The pastoral theology taught by proto puritan Richard Greenham in his parish seminary (also maintained by Nicholas Bownd his stepson, the author of the first large systematic argument for the Lord's Day as the Christian Sabbath) revolved around the means of grace.[1] The primary means which are mentioned throughout Greenham’s _Works_ are preaching, the administration of the sacraments and prayer, to which are added in his catechism, discipline and affliction (which bring together “exercises for coping with adversity: self-examination, prayer, fasting, repentance, reading of the Word, and meditation on the future life”).[2] Another means for Greenham is meditation, which Bownd champions at length and to which he added conferencing (Christians conferring with one another to discuss the faith).[3] And the main thing—*the “great means of the means”*—whereby all these means of grace are made available to the people of God is the weekly gatherings on the Christian Sabbath or Lord’s Day.[4] Considering the focus of both Greenham and Bownd on this practical divinity, it is not surprising both wrote books on the fourth commandment.
________________________________
[1] John H. Primus, _Richard Greenham,_ _the Portrait of an Elizabethan Pastor _(1998), 127, 129.
[2] Ibid., 147.
[3] Ibid., 147–149. Bownd, _True Doctrine of the Sabbath_ (1606), 383–418; critical text (Naphtali Press, 2015), 370–396.
[4] _Richard Greenham,_ 150–177.

Reactions: Like 3


----------



## KeithW (Aug 26, 2017)

(emphasis my own)


NaphtaliPress said:


> The pastoral theology taught by proto puritan Richard Greenham in his parish seminary... *revolved around the means of grace*.[





NaphtaliPress said:


> self-examination, prayer, fasting, repentance, reading of the Word, and meditation on the future life





NaphtaliPress said:


> And the main thing—the “great means of the means”—whereby *all these means of grace are made available to the people of God* is the weekly gatherings on the Christian Sabbath or Lord’s Day.

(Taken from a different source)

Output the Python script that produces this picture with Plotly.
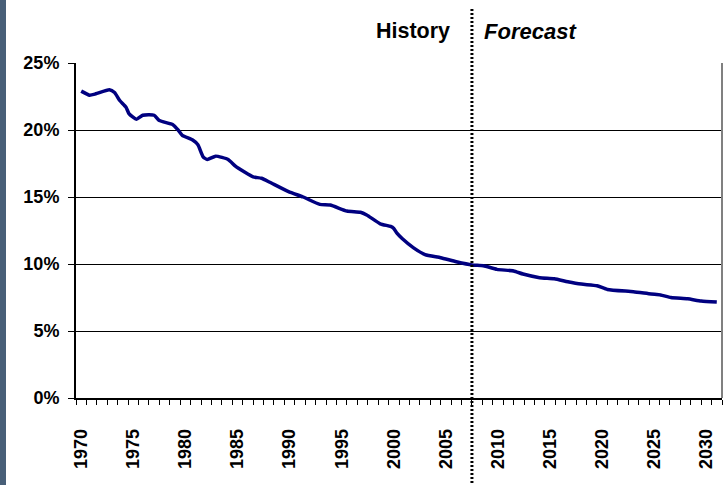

I don't know ahead of time what you are trying to point out, but isn't the logical implication of this that outside of "_the weekly gatherings on the Christian Sabbath_" doing "_self-examination, prayer, fasting, repentance, reading of the Word, and meditation on the future life_" are meaningless? They accomplish nothing for us because these "_means of Grace_" are only "_made available to the people of God_" inside of the Sabbath gathering? I know I inserted the word "only", but isn't that the implication? I'm confused.


----------



## NaphtaliPress (Aug 26, 2017)

No, not at all; but the Lord's day is a blessing in that while we may take time for using the private means of grace the rest of the week, a full day has been given wherein we make use of both the public and private means of grace every week.

Reactions: Like 1 | Amen 1


----------